I just wish having faith didn't automatically group me in the same category as the pipe-bomb people. My faith in God tells me to love people, to forgive people, to always do what is right and to know that God will forgive me if I do something wrong. My faith tells me that God could care less about tattoos, dancing, body piercings, or alcohol and more about helping your neighbor. My faith tells me that God would want anyone, ANYONE who is in love to get married, or be ordained, or adopt a child. I'm not perfect, I don't claim to be. But I'm motivated by my faith to try and be a good person who loves and accepts others.
I know others say and do heinous things in the name of my same faith. I can't help that. I can't force people to believe the same things as me and I will never, ever do that.
However, I will continue to try and let my actions speak for themselves - to let people see that a girl who loves Jesus can also love really expensive vodka and gay people. One day, maybe that will be the new definition of "super-religious."
Saturday, December 12, 2009
My principal's secretary asked for a picture of myself to put on the bulletin board for "Teacher of the Year." Luckily, I had one on my work computer that I used for the yearbook. Click, print.
I love this picture! I look super cute! I get compliments on this picture all the time. Ironically, it's the same one I use for my blogger profile.
Maybe I'm a narcissist who only ever looked at herself in the photograph, but I didn't realize the one thing I'm holding in the picture could be so misconstrued. My students selected this picture for the yearbook. I'm not that mean teacher they want to prank. They looked at the picture and said, "Oh! You're on the merry-go-round!" The girls all said, "You look so pretty in this picture!" Hello, Approval.

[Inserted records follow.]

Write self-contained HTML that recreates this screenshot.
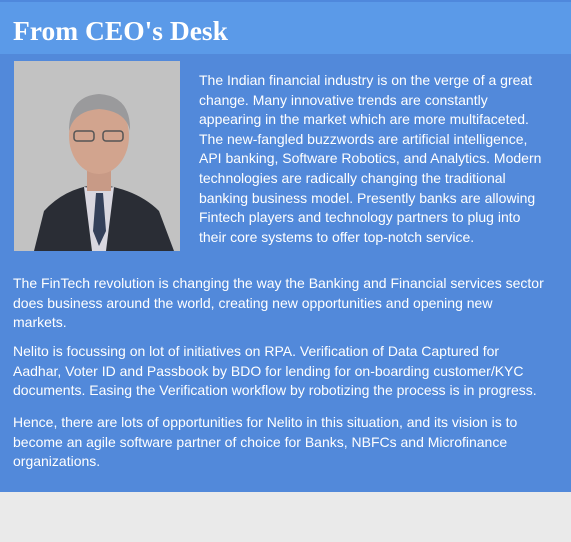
<!DOCTYPE html>
<html><head><meta charset="utf-8"><style>
body{margin:0;width:571px;height:542px;background:#eaeaea;font-family:"Liberation Sans",Arial,sans-serif;overflow:hidden}
#panel{position:absolute;left:0;top:0;width:571px;height:492px;background:#5289da}
#hdr{position:absolute;left:0;top:0;width:571px;height:54px;background:#5b9ae8;border-top:2px solid #4f88dc;box-sizing:border-box}
#hdr h1{margin:0;position:absolute;left:13px;top:13px;font-family:"Liberation Serif",Georgia,serif;font-weight:bold;font-size:27.5px;color:#fff;line-height:32px}
#photo{position:absolute;left:14px;top:61px;width:166px;height:190px}
.t{position:absolute;color:#fff;font-size:14px;line-height:19.6px;white-space:nowrap}
</style></head><body>
<div id="panel">
<div id="hdr"><h1>From CEO's Desk</h1></div>
<svg id="photo" viewBox="0 0 166 190">
<rect width="166" height="190" fill="#c2c2c2"/>
<path d="M20 190 L30 150 Q50 128 80 124 L90 124 Q125 130 145 150 L160 190Z" fill="#2a2d35"/>
<path d="M70 126 L85 128 L100 126 L92 190 L78 190Z" fill="#d9d7e0"/>
<path d="M82 132 L89 132 L92 170 L85 185 L79 170Z" fill="#34405a"/>
<rect x="73" y="100" width="24" height="30" fill="#c89a86"/>
<ellipse cx="85" cy="75" rx="30" ry="38" fill="#d2a48e"/>
<path d="M55 70 Q55 35 85 33 Q117 35 116 70 Q112 50 85 48 Q60 50 55 70Z" fill="#9a9a9c"/>
<rect x="60" y="70" width="20" height="10" rx="3" fill="none" stroke="#555" stroke-width="1.5"/>
<rect x="89" y="70" width="20" height="10" rx="3" fill="none" stroke="#555" stroke-width="1.5"/>
</svg>
<div class="t" style="left:199px;top:71px">The Indian financial industry is on the verge of a great<br>change. Many innovative trends are constantly<br>appearing in the market which are more multifaceted.<br>The new-fangled buzzwords are artificial intelligence,<br>API banking, Software Robotics, and Analytics. Modern<br>technologies are radically changing the traditional<br>banking business model. Presently banks are allowing<br>Fintech players and technology partners to plug into<br>their core systems to offer top-notch service.</div>
<div class="t" style="left:13px;top:274px">The FinTech revolution is changing the way the Banking and Financial services sector<br>does business around the world, creating new opportunities and opening new<br>markets.</div>
<div class="t" style="left:13px;top:342px">Nelito is focussing on lot of initiatives on RPA. Verification of Data Captured for<br>Aadhar, Voter ID and Passbook by BDO for lending for on-boarding customer/KYC<br>documents. Easing the Verification workflow by robotizing the process is in progress.</div>
<div class="t" style="left:13px;top:413px">Hence, there are lots of opportunities for Nelito in this situation, and its vision is to<br>become an agile software partner of choice for Banks, NBFCs and Microfinance<br>organizations.</div>
</div>
</body></html>
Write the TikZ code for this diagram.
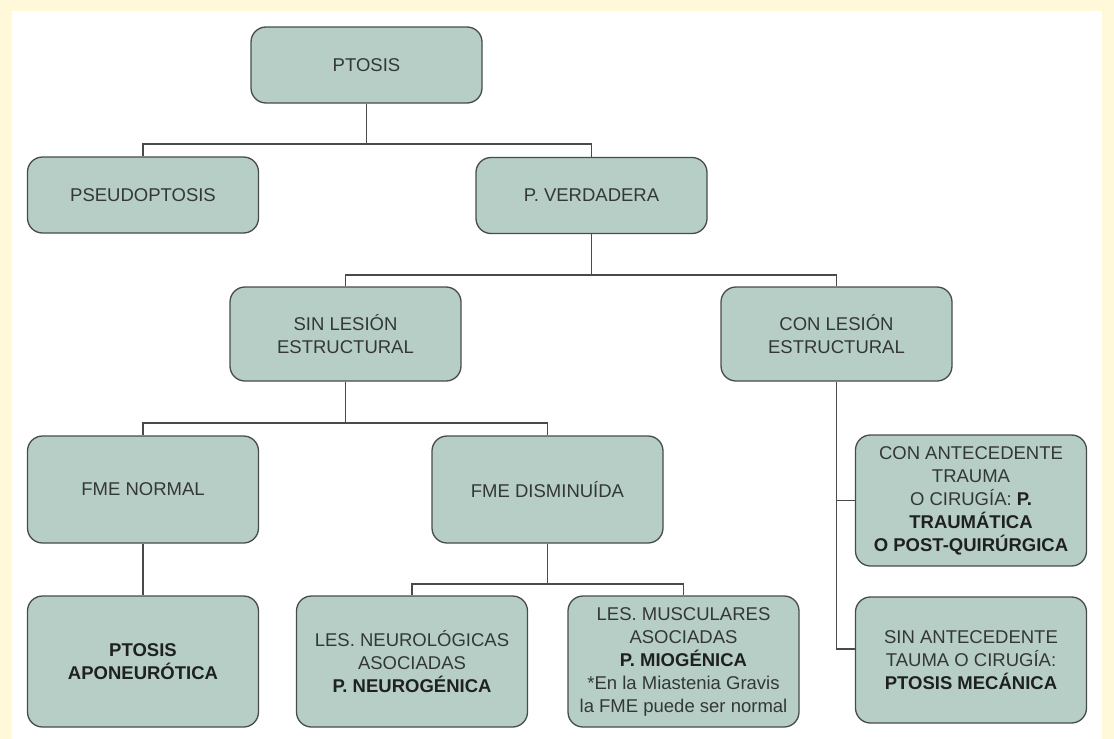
\documentclass[tikz,border=0pt]{standalone}
\usepackage{fontspec}
\setmainfont{Liberation Sans}

\definecolor{fondo}{HTML}{FFF9DA}
\definecolor{relleno}{HTML}{B7CEC6}
\definecolor{borde}{HTML}{474C4A}
\definecolor{texto}{HTML}{333735}
\definecolor{oscuro}{HTML}{1E2120}
\newcommand{\resalta}[1]{\textbf{\color{oscuro}#1}}

\tikzset{
	caja/.style={draw=borde, fill=relleno, line width=1.3pt, rounded corners=15pt, minimum width=231pt, align=center, text=texto, inner sep=1pt, font=\fontsize{18.5}{23}\selectfont},
	rama/.style={draw=borde, line width=1.8pt}
}

\begin{document}
\begin{tikzpicture}[x=1pt, y=-1pt]
	\fill[fondo] (0,0) rectangle (1114,739);
	\fill[white] (12,11) rectangle (1102,739);
	\useasboundingbox (0,0) rectangle (1114,739);

	\node[caja, minimum height=76pt] (ptosis) at (366.5,65) {PTOSIS};
	\node[caja, minimum height=76pt] (pseudo) at (143,195) {PSEUDOPTOSIS};
	\node[caja, minimum height=76pt] (verdadera) at (591.5,195.5) {P. VERDADERA};
	\node[caja, minimum height=94pt] (sinlesion) at (345.5,334) {SIN LESIÓN\\ESTRUCTURAL};
	\node[caja, minimum height=94pt] (conlesion) at (836.5,334) {CON LESIÓN\\ESTRUCTURAL};
	\node[caja, minimum height=107pt] (fmenormal) at (143,489.5) {FME NORMAL};
	\node[caja, minimum height=107pt] (fmedism) at (547.5,489.5) {FME DISMINUÍDA};
	\node[caja, minimum height=131pt] (aponeur) at (143,661.5) {\resalta{PTOSIS}\\\resalta{APONEURÓTICA}};
	\node[caja, minimum height=131pt] (neurog) at (412,661.5) {LES. NEUROLÓGICAS\\ASOCIADAS\\\resalta{P. NEUROGÉNICA}};
	\node[caja, minimum height=131pt] (miog) at (683.5,661.5) {LES. MUSCULARES\\ASOCIADAS\\\resalta{P. MIOGÉNICA}\\*En la Miastenia Gravis\\la FME puede ser normal};
	\node[caja, minimum height=131pt] (trauma) at (971,500.5) {CON ANTECEDENTE\\TRAUMA\\O CIRUGÍA: \resalta{P.}\\\resalta{TRAUMÁTICA}\\\resalta{O POST-QUIRÚRGICA}};
	\node[caja, minimum height=126pt] (mecanica) at (971,660) {SIN ANTECEDENTE\\TAUMA O CIRUGÍA:\\\resalta{PTOSIS MECÁNICA}};

	\coordinate (bus1) at (366.5,144);
	\coordinate (bus2) at (591.5,275);
	\coordinate (bus3) at (345.5,423);
	\coordinate (bus4) at (547.5,584);

	\draw[rama] (ptosis.south) -- (bus1);
	\draw[rama] (pseudo.north) |- (bus1) -| (verdadera.north);
	\draw[rama] (verdadera.south) -- (bus2);
	\draw[rama] (sinlesion.north) |- (bus2) -| (conlesion.north);
	\draw[rama] (sinlesion.south) -- (bus3);
	\draw[rama] (fmenormal.north) |- (bus3) -| (fmedism.north);
	\draw[rama] (fmenormal.south) -- (aponeur.north);
	\draw[rama] (fmedism.south) -- (bus4);
	\draw[rama] (neurog.north) |- (bus4) -| (miog.north);
	\draw[rama] (conlesion.south) |- ([yshift=11pt]mecanica.west);
	\draw[rama] (trauma.west) -- (trauma.west -| conlesion.south);
\end{tikzpicture}
\end{document}
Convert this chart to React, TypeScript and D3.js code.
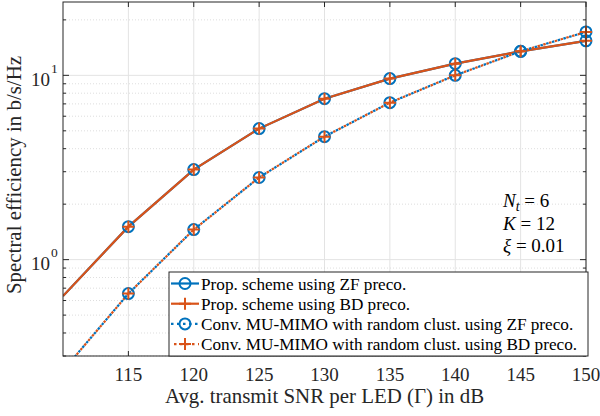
import React from "react";
import * as d3 from "d3";

const snr = [110, 115, 120, 125, 130, 135, 140, 145, 150];
const propZF = [0.635, 1.51, 3.08, 5.14, 7.47, 9.6, 11.57, 13.5, 15.4];
const propBD = [0.635, 1.51, 3.08, 5.14, 7.47, 9.6, 11.57, 13.5, 15.4];
const convZF = [0.25, 0.654, 1.455, 2.79, 4.65, 7.11, 10.0, 13.5, 17.2];
const convBD = [0.25, 0.654, 1.455, 2.79, 4.65, 7.11, 10.0, 13.5, 17.2];
const xTicks = [115, 120, 125, 130, 135, 140, 145, 150];
const yMajor = [1, 10];
const yMinor = [0.3, 0.4, 0.5, 0.6, 0.7, 0.8, 0.9, 2, 3, 4, 5, 6, 7, 8, 9, 20];
const legendLabels = [
  "Prop. scheme using ZF preco.",
  "Prop. scheme using BD preco.",
  "Conv. MU-MIMO with random clust. using ZF preco.",
  "Conv. MU-MIMO with random clust. using BD preco.",
];

const BLUE = "#0072BD";
const ORANGE = "#D95319";
const AX = "#262626";
const FONT = "Liberation Serif";

export default function App() {
  const L = 63, R = 586, T = 2, B = 356;
  const x = d3.scaleLinear().domain([110, 150]).range([L, R]);
  const y = d3.scaleLog().domain([0.3, 25]).range([B, T]);
  const line = d3.line<number>().x((_, i) => x(snr[i])).y((d) => y(d));

  const series = [
    { data: propZF, color: BLUE, dash: undefined, marker: "o", offset: 0 },
    { data: propBD, color: ORANGE, dash: undefined, marker: "+", offset: 0 },
    { data: convZF, color: BLUE, dash: "2.5 3.5", marker: "o", offset: 0 },
    { data: convBD, color: ORANGE, dash: "2.5 3.5", marker: "+", offset: 3 },
  ];

  const marker = (type: string, cx: number, cy: number, color: string, key: string) =>
    type === "o" ? (
      <circle key={key} cx={cx} cy={cy} r={5.5} fill="none" stroke={color} strokeWidth={2} />
    ) : (
      <path key={key} d={`M${cx - 6},${cy}H${cx + 6}M${cx},${cy - 6}V${cy + 6}`} stroke={color} strokeWidth={2} />
    );

  const legX = 169, legY = 272, legW = 419, legH = 84;
  return (
    <svg
      width={600}
      height={416}
      style={{ position: "absolute", left: 0, top: 0, fontFamily: FONT }}
      fontFamily={FONT}
    >
      <defs>
        <clipPath id="plotclip">
          <rect x={L} y={T} width={R - L} height={B - T} />
        </clipPath>
      </defs>
      <rect x={0} y={0} width={600} height={416} fill="white" />
      {xTicks.map((t) => (
        <line key={"gx" + t} x1={x(t)} x2={x(t)} y1={T} y2={B} stroke="#e3e3e3" strokeWidth={1} />
      ))}
      {yMinor.map((t) => (
        <line key={"gm" + t} x1={L} x2={R} y1={y(t)} y2={y(t)} stroke="#d0d0d0" strokeWidth={0.7} strokeDasharray="1 2" />
      ))}
      {yMajor.map((t) => (
        <line key={"gy" + t} x1={L} x2={R} y1={y(t)} y2={y(t)} stroke="#e3e3e3" strokeWidth={1} />
      ))}
      <g clipPath="url(#plotclip)">
        {series.map((s, i) => (
          <path
            key={"l" + i}
            d={line(s.data) || ""}
            fill="none"
            stroke={s.color}
            strokeWidth={2.2}
            strokeDasharray={s.dash}
            strokeDashoffset={s.offset}
          />
        ))}
      </g>
      {series.map((s, i) =>
        s.data.map((d, j) =>
          snr[j] >= 115 && d >= 0.3 ? marker(s.marker, x(snr[j]), y(d), s.color, `m${i}-${j}`) : null
        )
      )}
      <rect x={L} y={T} width={R - L} height={B - T} fill="none" stroke={AX} strokeWidth={1} />
      {xTicks.map((t) => (
        <g key={"tx" + t}>
          <line x1={x(t)} x2={x(t)} y1={B} y2={B - 5} stroke={AX} />
          <line x1={x(t)} x2={x(t)} y1={T} y2={T + 5} stroke={AX} />
          <text x={x(t)} y={381} textAnchor="middle" fontSize={19} fill={AX} fontFamily={FONT}>
            {t}
          </text>
        </g>
      ))}
      {yMajor.map((t) => (
        <g key={"ty" + t}>
          <line x1={L} x2={L + 6} y1={y(t)} y2={y(t)} stroke={AX} />
          <line x1={R} x2={R - 6} y1={y(t)} y2={y(t)} stroke={AX} />
          <text x={50} y={y(t) + 10.5} textAnchor="end" fontSize={19} fill={AX} fontFamily={FONT}>
            10
          </text>
          <text x={51} y={y(t) - 2.5} fontSize={13.5} fill={AX} fontFamily={FONT}>
            {Math.round(Math.log10(t))}
          </text>
        </g>
      ))}
      {yMinor.map((t) => (
        <g key={"tm" + t}>
          <line x1={L} x2={L + 3} y1={y(t)} y2={y(t)} stroke={AX} />
          <line x1={R} x2={R - 3} y1={y(t)} y2={y(t)} stroke={AX} />
        </g>
      ))}
      <text x={(L + R) / 2} y={403} textAnchor="middle" fontSize={20.9} fill={AX} fontFamily={FONT}>
        Avg. transmit SNR per LED (Γ) in dB
      </text>
      <text
        transform={`translate(21,175) rotate(-90)`}
        textAnchor="middle"
        fontSize={20.9}
        fill={AX}
        fontFamily={FONT}
      >
        Spectral efficiency in b/s/Hz
      </text>
      <g fontSize={19} fill="black" fontFamily={FONT}>
        <text x={503} y={207}>
          <tspan fontStyle="italic">N</tspan>
          <tspan fontStyle="italic" fontSize={14} dy={4}>t</tspan>
          <tspan dy={-4}> = 6</tspan>
        </text>
        <text x={503} y={230}>
          <tspan fontStyle="italic">K</tspan>
          <tspan> = 12</tspan>
        </text>
        <text x={503} y={252}>
          <tspan fontStyle="italic">ξ</tspan>
          <tspan> = 0.01</tspan>
        </text>
      </g>
      <rect x={legX} y={legY} width={legW} height={legH} fill="white" stroke={AX} strokeWidth={1} />
      {legendLabels.map((lab, i) => {
        const cy = 283.5 + i * 20.2;
        const s = series[i];
        return (
          <g key={"lg" + i}>
            <line x1={171} x2={199} y1={cy} y2={cy} stroke={s.color} strokeWidth={2.2} strokeDasharray={s.dash} strokeDashoffset={s.offset} />
            {marker(s.marker, 185, cy, s.color, "lm" + i)}
            <text x={201} y={cy + 6} fontSize={17.2} fill="black" fontFamily={FONT}>
              {lab}
            </text>
          </g>
        );
      })}
    </svg>
  );
}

Well, some people noticed the interesting detail. One of which happened to be my principal. He took one look at the picture and said, "She's on the pole!"
In the office. In front of everyone.
Then, he very kindly asked me about it at the Christmas party.
"What's this with the stripper picture Ms. L?"
Protesting immediately, I tried every tactic. Nothing worked.
"But I'm wearing my granny shawl in that picture!"
"And nothing under that shawl I assume?"
"No! I was on the merry go-round!"
"I bet it was a merry time for some people who go round."
"It's not like that! I was at a fundraiser!"
"I'll bet you raised more than funds that night."
It was all in good fun. It was also quite possibly the most embarrassing conversation I've ever had with a superior. Not to mention, this is the picture I used in the yearbook and the same picture I sent downtown with my Teacher of the Year application packet.
I think I am a permanent shade of red.